» EXERCISE TASK
From the first line of the data below through the line bearing "plt.rcParams['font.family'] = ['Liberation", reproduce each line exactly; do not include pictures.

====== EXCERPTED RECORDS

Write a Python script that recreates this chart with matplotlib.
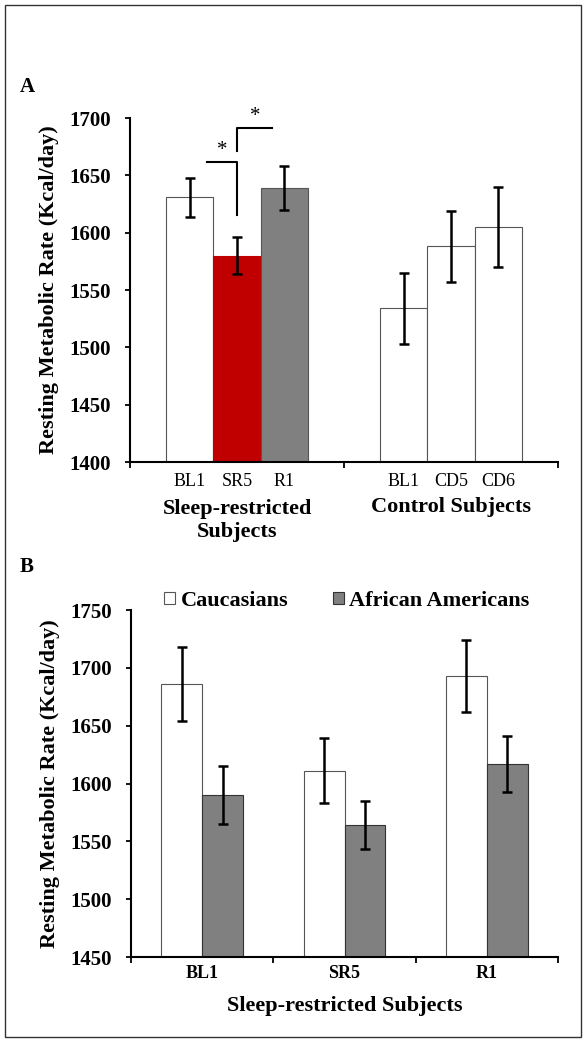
import numpy as np
import matplotlib
matplotlib.use("Agg")
import matplotlib.pyplot as plt
from matplotlib.patches import Rectangle

plt.rcParams['font.family'] = ['Liberation Serif', 'DejaVu Serif']

# ---- data ----
# panel A
a_groups = ['Sleep-restricted\nSubjects', 'Control Subjects']
a_labels_sr = ['BL1', 'SR5', 'R1']
a_vals_sr = [1631, 1580, 1639]
a_err_sr = [17, 16, 19]
a_labels_ctl = ['BL1', 'CD5', 'CD6']
a_vals_ctl = [1534, 1588, 1605]
a_err_ctl = [31, 31, 35]

# panel B
b_days = ['BL1', 'SR5', 'R1']
b_cauc = [1686, 1611, 1693]
b_cauc_err = [32, 28, 31]
b_afam = [1590, 1564, 1617]
b_afam_err = [25, 21, 24]

W, H = 587, 1043
fig = plt.figure(figsize=(W / 100, H / 100), dpi=100)


def px_axes(x0, y0, x1, y1):
    return fig.add_axes([x0 / W, 1 - y1 / H, (x1 - x0) / W, (y1 - y0) / H])


def style(ax):
    for s in ['top', 'right']:
        ax.spines[s].set_visible(False)
    for s in ['left', 'bottom']:
        ax.spines[s].set_linewidth(1.5)
    ax.tick_params(axis='y', direction='out', length=3.8, width=1.3, labelsize=15, pad=10)
    ax.tick_params(axis='x', direction='out', length=4, width=1.3, labelbottom=False)
    for t in ax.get_yticklabels():
        t.set_fontweight('bold')


ekw = dict(ecolor='black', elinewidth=1.8, capsize=3.5, capthick=1.8)

# ---- panel A ----
axA = px_axes(130, 118, 558, 462)
w = 0.22
sr_colors = ['white', '#C00000', '#808080']
for i in range(3):
    axA.bar(0 + (i - 1) * w, a_vals_sr[i], width=w, color=sr_colors[i],
            edgecolor='#555555' if i != 1 else '#C00000', linewidth=0.8,
            yerr=a_err_sr[i], error_kw=ekw, zorder=2)
    axA.bar(1 + (i - 1) * w, a_vals_ctl[i], width=w, color='white',
            edgecolor='#555555', linewidth=0.8,
            yerr=a_err_ctl[i], error_kw=ekw, zorder=2)
axA.set_xlim(-0.5, 1.5)
axA.set_ylim(1400, 1700)
axA.set_yticks(np.arange(1400, 1701, 50))
axA.set_xticks([-0.5, 0.5, 1.5])
style(axA)
for g, labs in enumerate([a_labels_sr, a_labels_ctl]):
    for i, lab in enumerate(labs):
        axA.text(g + (i - 1) * w, -0.058, lab, transform=axA.get_xaxis_transform(),
                 ha='center', va='center', fontsize=13)
axA.text(0, -0.17, a_groups[0], transform=axA.get_xaxis_transform(),
         ha='center', va='center', fontsize=16, fontweight='bold', linespacing=1.2)
axA.text(1, -0.131, a_groups[1], transform=axA.get_xaxis_transform(),
         ha='center', va='center', fontsize=16, fontweight='bold')
axA.set_ylabel('Resting Metabolic Rate (Kcal/day)', fontsize=16, fontweight='bold', labelpad=7)

# significance brackets
axA.plot([-0.14, 0.0, 0.0], [1662, 1662, 1615], color='black', lw=1.5, clip_on=False)
axA.plot([0.0, 0.0, 0.165], [1671, 1691, 1691], color='black', lw=1.5, clip_on=False)
axA.text(-0.07, 1672, '*', ha='center', va='center', fontsize=15, clip_on=False)
axA.text(0.085, 1701, '*', ha='center', va='center', fontsize=15, clip_on=False)

# ---- panel B ----
axB = px_axes(131, 610, 558, 957)
wb = 0.288
x = np.arange(len(b_days))
axB.bar(x - wb / 2, b_cauc, width=wb, color='white', edgecolor='#555555', linewidth=0.8,
        yerr=b_cauc_err, error_kw=ekw, label='Caucasians', zorder=2)
axB.bar(x + wb / 2, b_afam, width=wb, color='#808080', edgecolor='#333333', linewidth=0.8,
        yerr=b_afam_err, error_kw=ekw, label='African Americans', zorder=2)
axB.set_xlim(-0.5, 2.5)
axB.set_ylim(1450, 1750)
axB.set_yticks(np.arange(1450, 1751, 50))
axB.set_xticks([-0.5, 0.5, 1.5, 2.5])
style(axB)
for i, lab in enumerate(b_days):
    axB.text(i, -0.047, lab, transform=axB.get_xaxis_transform(),
             ha='center', va='center', fontsize=13, fontweight='bold')
axB.text(0.5, -0.14, 'Sleep-restricted Subjects', transform=axB.transAxes,
         ha='center', va='center', fontsize=16, fontweight='bold')
axB.set_ylabel('Resting Metabolic Rate (Kcal/day)', fontsize=16, fontweight='bold', labelpad=7)
axB.legend(loc='lower center', bbox_to_anchor=(0.505, 0.972), ncol=2, frameon=False,
           prop={'size': 16, 'weight': 'bold'}, handlelength=0.5, handleheight=0.5,
           handletextpad=0.25, columnspacing=2.0, borderaxespad=0)

# panel letters
fig.text(20 / W, 1 - 87 / H, 'A', fontsize=15, fontweight='bold', va='center', ha='left')
fig.text(20 / W, 1 - 567 / H, 'B', fontsize=15, fontweight='bold', va='center', ha='left')

# outer frame
fig.patches.append(Rectangle((5 / W, 1 - 1037 / H), 576 / W, 1032 / H, transform=fig.transFigure,
                             fill=False, edgecolor='#333333', linewidth=1.0))

fig.savefig('out.png', dpi=100)
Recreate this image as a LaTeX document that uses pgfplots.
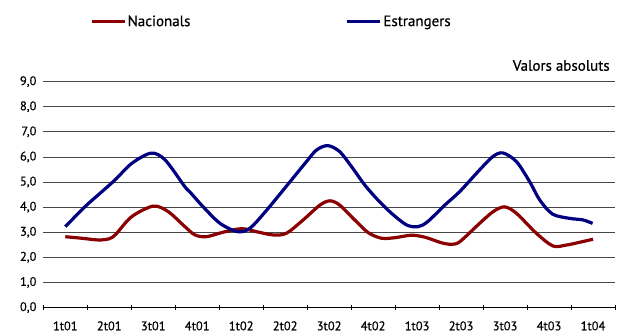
\documentclass[border=0pt]{standalone}
\usepackage{fontspec}
\setmainfont{PT Sans}[FakeBold=0.6]
\usepackage{pgfplots}
\pgfplotsset{compat=1.18}
\definecolor{nac}{HTML}{8B0000}
\definecolor{est}{HTML}{000080}
\begin{document}
\fontsize{12.5bp}{15bp}\selectfont
\begin{tikzpicture}
\useasboundingbox (0bp,0bp) rectangle (625bp,336bp);
\begin{axis}[
  at={(43.3bp,28.5bp)}, anchor=south west,
  scale only axis, width=571.7bp, height=225.9bp,
  xmin=-0.5, xmax=12.5, ymin=0, ymax=9,
  clip mode=individual,
  axis x line*=bottom, axis y line*=left,
  y axis line style={draw=none},
  x axis line style={black, line width=1bp},
  ytick={0,1,...,9},
  ytick style={draw=none},
  ymajorgrids,
  major grid style={line width=0.8bp, color=black!72},
  xtick={-0.5,0.5,...,12.5},
  x tick label as interval,
  xticklabels={1t01,2t01,3t01,4t01,1t02,2t02,3t02,4t02,1t03,2t03,3t03,4t03,1t04},
  xtick style={black, line width=0.8bp},
  x tick label style={yshift=-7bp},
  tick align=center, major tick length=5bp,
  y tick label style={/pgf/number format/.cd, fixed, fixed zerofill, precision=1, use comma, 1000 sep={}, assume math mode=true},
  tick label style={font=\fontsize{12.5bp}{15bp}\selectfont},
  legend columns=2,
  legend style={at={(0.0817,1.265)}, anchor=west, draw=none, fill=none, inner sep=0pt,
    font=\fontsize{15bp}{18bp}\selectfont,
    nodes={inner sep=1.5bp},
    /tikz/every even column/.append style={column sep=154bp}},
  legend cell align=left,
  legend image code/.code={\draw[#1, line width=3bp] (0bp,0bp) -- (33bp,0bp);},
]
\addplot[nac, line width=3.2bp, smooth] coordinates {
(0,2.82) (0.37,2.76) (0.75,2.69) (1.0,2.74) (1.15,2.92) (1.51,3.62) (2.0,4.04) (2.34,3.82)
(2.72,3.22) (2.95,2.89) (3.21,2.82) (3.59,3.00) (4.01,3.14) (4.35,3.02) (4.73,2.89)
(5.03,2.96) (5.41,3.49) (5.79,4.08) (6.02,4.25) (6.24,4.08) (6.58,3.49) (6.89,2.98)
(7.19,2.76) (7.49,2.78) (7.87,2.88) (8.18,2.80) (8.55,2.58) (8.78,2.52) (8.97,2.62)
(9.42,3.35) (9.73,3.82) (9.99,4.01) (10.26,3.75) (10.71,2.96) (11.09,2.45) (11.40,2.49)
(11.70,2.60) (12.0,2.72)
};
\addlegendentry{Nacionals}
\addplot[est, line width=3.2bp, smooth] coordinates {
(0,3.22) (0.45,4.02) (0.79,4.55) (1.13,5.08) (1.51,5.74) (1.95,6.15) (2.27,5.88)
(2.72,4.81) (2.83,4.61) (3.13,4.02) (3.52,3.35) (3.92,3.02) (4.20,3.16) (4.58,3.88)
(5.11,5.01) (5.45,5.74) (5.71,6.27) (5.97,6.45) (6.24,6.21) (6.51,5.61) (6.81,4.88)
(7.11,4.28) (7.42,3.75) (7.76,3.29) (8.02,3.22) (8.24,3.42) (8.63,4.08) (8.97,4.62)
(9.42,5.48) (9.72,6.01) (9.95,6.16) (10.26,5.81) (10.56,5.01) (10.79,4.28) (11.08,3.72)
(11.47,3.55) (11.77,3.49) (11.99,3.35)
};
\addlegendentry{Estrangers}
\node[anchor=base east, inner sep=0pt, font=\fontsize{15bp}{18bp}\selectfont] at (rel axis cs:0.991,1) [yshift=10.9bp] {Valors absoluts};
\end{axis}
\end{tikzpicture}
\end{document}
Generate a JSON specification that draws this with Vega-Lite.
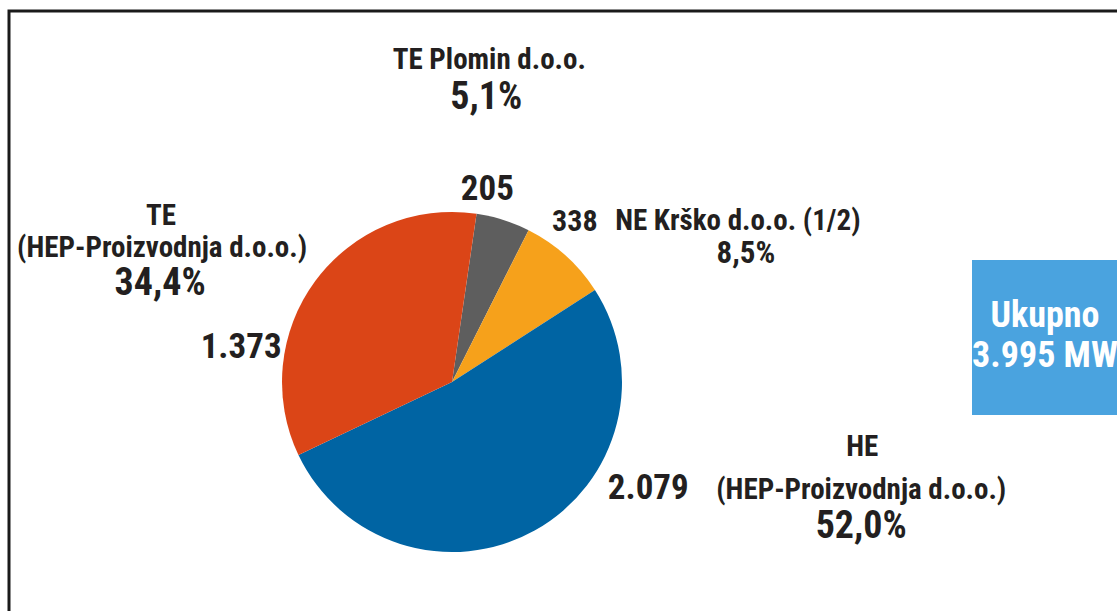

============

» TASK OUTPUT
Write a Python script that recreates this chart with matplotlib.
import numpy as np
import matplotlib
matplotlib.use("Agg")
import matplotlib.pyplot as plt
from matplotlib.patches import Rectangle

plt.rcParams['font.family'] = ['Liberation Serif', 'DejaVu Serif']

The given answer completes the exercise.